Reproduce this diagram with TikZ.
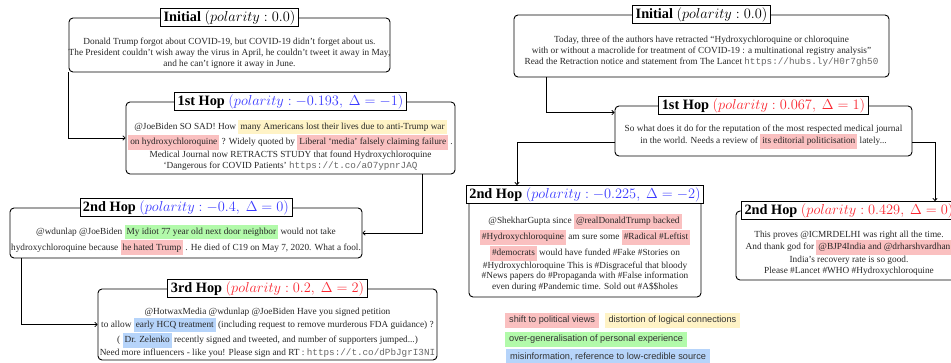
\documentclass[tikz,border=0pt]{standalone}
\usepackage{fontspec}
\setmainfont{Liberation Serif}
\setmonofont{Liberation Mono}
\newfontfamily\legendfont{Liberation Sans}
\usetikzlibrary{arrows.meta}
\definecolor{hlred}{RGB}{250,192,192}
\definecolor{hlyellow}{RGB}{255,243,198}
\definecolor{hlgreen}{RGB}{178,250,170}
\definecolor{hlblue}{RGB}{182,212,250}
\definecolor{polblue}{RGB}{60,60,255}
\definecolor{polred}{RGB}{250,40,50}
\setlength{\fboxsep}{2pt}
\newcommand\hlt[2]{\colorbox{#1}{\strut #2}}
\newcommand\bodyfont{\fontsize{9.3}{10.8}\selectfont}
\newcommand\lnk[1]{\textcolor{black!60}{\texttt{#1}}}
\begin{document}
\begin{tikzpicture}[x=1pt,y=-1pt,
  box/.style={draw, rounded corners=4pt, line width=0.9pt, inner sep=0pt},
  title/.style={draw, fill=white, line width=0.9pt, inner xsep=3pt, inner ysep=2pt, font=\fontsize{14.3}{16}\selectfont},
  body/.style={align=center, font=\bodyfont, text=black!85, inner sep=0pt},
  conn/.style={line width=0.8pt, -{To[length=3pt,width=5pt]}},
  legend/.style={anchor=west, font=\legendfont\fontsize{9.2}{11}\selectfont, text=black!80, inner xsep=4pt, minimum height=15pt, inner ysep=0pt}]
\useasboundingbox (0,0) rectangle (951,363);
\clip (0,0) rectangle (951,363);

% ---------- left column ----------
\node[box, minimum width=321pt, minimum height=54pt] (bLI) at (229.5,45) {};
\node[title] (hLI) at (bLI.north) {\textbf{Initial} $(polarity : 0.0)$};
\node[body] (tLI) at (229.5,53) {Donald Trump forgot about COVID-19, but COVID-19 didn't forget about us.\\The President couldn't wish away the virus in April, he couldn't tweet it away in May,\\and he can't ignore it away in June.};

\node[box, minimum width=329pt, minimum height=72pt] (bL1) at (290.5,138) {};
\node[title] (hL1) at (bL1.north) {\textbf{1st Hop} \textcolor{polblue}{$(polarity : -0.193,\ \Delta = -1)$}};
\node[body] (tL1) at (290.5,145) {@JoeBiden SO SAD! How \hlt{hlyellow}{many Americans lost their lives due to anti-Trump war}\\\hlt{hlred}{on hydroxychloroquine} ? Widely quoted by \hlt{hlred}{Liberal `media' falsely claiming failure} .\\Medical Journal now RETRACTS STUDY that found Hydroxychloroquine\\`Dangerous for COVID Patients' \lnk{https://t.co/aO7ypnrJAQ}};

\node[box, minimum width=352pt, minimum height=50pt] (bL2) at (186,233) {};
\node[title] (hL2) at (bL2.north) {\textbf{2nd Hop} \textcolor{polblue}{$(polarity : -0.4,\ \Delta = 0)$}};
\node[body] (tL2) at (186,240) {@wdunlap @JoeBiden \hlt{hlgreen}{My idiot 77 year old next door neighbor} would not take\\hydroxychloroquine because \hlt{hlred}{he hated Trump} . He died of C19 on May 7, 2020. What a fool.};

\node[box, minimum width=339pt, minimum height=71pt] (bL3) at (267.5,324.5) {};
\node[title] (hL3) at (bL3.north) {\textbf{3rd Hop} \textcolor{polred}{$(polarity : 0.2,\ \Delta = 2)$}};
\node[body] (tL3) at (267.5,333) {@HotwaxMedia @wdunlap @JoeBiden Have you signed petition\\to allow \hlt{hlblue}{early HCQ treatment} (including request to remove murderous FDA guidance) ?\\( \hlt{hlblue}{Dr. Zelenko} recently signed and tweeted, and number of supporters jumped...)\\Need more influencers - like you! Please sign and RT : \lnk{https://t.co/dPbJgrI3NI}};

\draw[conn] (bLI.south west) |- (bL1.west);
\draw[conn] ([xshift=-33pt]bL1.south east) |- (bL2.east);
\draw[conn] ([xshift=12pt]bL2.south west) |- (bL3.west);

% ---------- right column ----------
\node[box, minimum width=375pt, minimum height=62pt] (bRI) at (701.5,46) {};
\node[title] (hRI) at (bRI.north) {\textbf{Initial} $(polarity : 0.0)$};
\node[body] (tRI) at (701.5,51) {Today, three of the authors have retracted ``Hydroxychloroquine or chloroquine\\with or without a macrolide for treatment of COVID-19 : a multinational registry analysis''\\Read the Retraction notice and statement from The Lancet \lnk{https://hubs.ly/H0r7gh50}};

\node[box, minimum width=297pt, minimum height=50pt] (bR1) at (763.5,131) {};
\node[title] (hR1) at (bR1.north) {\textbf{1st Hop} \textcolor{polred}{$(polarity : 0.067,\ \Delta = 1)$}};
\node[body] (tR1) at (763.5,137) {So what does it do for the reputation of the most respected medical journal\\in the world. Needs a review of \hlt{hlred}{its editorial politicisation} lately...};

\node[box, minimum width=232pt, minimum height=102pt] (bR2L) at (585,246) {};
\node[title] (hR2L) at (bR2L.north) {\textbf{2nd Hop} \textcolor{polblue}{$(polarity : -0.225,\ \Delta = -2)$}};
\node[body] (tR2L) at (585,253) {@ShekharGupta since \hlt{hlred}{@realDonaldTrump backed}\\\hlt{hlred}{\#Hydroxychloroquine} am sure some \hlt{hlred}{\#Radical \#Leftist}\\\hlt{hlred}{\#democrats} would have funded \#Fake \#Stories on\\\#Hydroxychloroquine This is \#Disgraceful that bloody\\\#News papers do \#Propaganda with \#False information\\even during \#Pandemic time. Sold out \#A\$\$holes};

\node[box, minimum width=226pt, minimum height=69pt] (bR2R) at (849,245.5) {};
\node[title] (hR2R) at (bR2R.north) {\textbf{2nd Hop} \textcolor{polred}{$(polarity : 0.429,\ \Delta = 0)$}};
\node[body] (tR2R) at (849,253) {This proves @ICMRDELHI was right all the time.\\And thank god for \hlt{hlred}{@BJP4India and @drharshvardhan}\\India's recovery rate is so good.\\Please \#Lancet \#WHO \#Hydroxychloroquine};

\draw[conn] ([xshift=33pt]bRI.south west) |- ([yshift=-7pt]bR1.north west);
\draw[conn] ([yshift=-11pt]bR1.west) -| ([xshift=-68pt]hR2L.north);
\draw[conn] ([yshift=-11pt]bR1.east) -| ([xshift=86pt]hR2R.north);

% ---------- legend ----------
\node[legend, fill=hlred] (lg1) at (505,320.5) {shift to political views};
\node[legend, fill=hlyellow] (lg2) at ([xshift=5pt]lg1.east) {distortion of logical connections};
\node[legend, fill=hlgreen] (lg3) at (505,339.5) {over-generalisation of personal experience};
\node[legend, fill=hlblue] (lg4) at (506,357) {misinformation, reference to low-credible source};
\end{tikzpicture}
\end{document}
-.-.-
# Your task
Only the lines from the start of the material through the line containing "(tL1) at (290.5,145)" should be transcribed. Pictures stay out.

# Response
Reproduce this diagram with TikZ.
\documentclass[tikz,border=0pt]{standalone}
\usepackage{fontspec}
\setmainfont{Liberation Serif}
\setmonofont{Liberation Mono}
\newfontfamily\legendfont{Liberation Sans}
\usetikzlibrary{arrows.meta}
\definecolor{hlred}{RGB}{250,192,192}
\definecolor{hlyellow}{RGB}{255,243,198}
\definecolor{hlgreen}{RGB}{178,250,170}
\definecolor{hlblue}{RGB}{182,212,250}
\definecolor{polblue}{RGB}{60,60,255}
\definecolor{polred}{RGB}{250,40,50}
\setlength{\fboxsep}{2pt}
\newcommand\hlt[2]{\colorbox{#1}{\strut #2}}
\newcommand\bodyfont{\fontsize{9.3}{10.8}\selectfont}
\newcommand\lnk[1]{\textcolor{black!60}{\texttt{#1}}}
\begin{document}
\begin{tikzpicture}[x=1pt,y=-1pt,
  box/.style={draw, rounded corners=4pt, line width=0.9pt, inner sep=0pt},
  title/.style={draw, fill=white, line width=0.9pt, inner xsep=3pt, inner ysep=2pt, font=\fontsize{14.3}{16}\selectfont},
  body/.style={align=center, font=\bodyfont, text=black!85, inner sep=0pt},
  conn/.style={line width=0.8pt, -{To[length=3pt,width=5pt]}},
  legend/.style={anchor=west, font=\legendfont\fontsize{9.2}{11}\selectfont, text=black!80, inner xsep=4pt, minimum height=15pt, inner ysep=0pt}]
\useasboundingbox (0,0) rectangle (951,363);
\clip (0,0) rectangle (951,363);

% ---------- left column ----------
\node[box, minimum width=321pt, minimum height=54pt] (bLI) at (229.5,45) {};
\node[title] (hLI) at (bLI.north) {\textbf{Initial} $(polarity : 0.0)$};
\node[body] (tLI) at (229.5,53) {Donald Trump forgot about COVID-19, but COVID-19 didn't forget about us.\\The President couldn't wish away the virus in April, he couldn't tweet it away in May,\\and he can't ignore it away in June.};

\node[box, minimum width=329pt, minimum height=72pt] (bL1) at (290.5,138) {};
\node[title] (hL1) at (bL1.north) {\textbf{1st Hop} \textcolor{polblue}{$(polarity : -0.193,\ \Delta = -1)$}};
\node[body] (tL1) at (290.5,145) {@JoeBiden SO SAD! How \hlt{hlyellow}{many Americans lost their lives due to anti-Trump war}\\\hlt{hlred}{on hydroxychloroquine} ? Widely quoted by \hlt{hlred}{Liberal `media' falsely claiming failure} .\\Medical Journal now RETRACTS STUDY that found Hydroxychloroquine\\`Dangerous for COVID Patients' \lnk{https://t.co/aO7ypnrJAQ}};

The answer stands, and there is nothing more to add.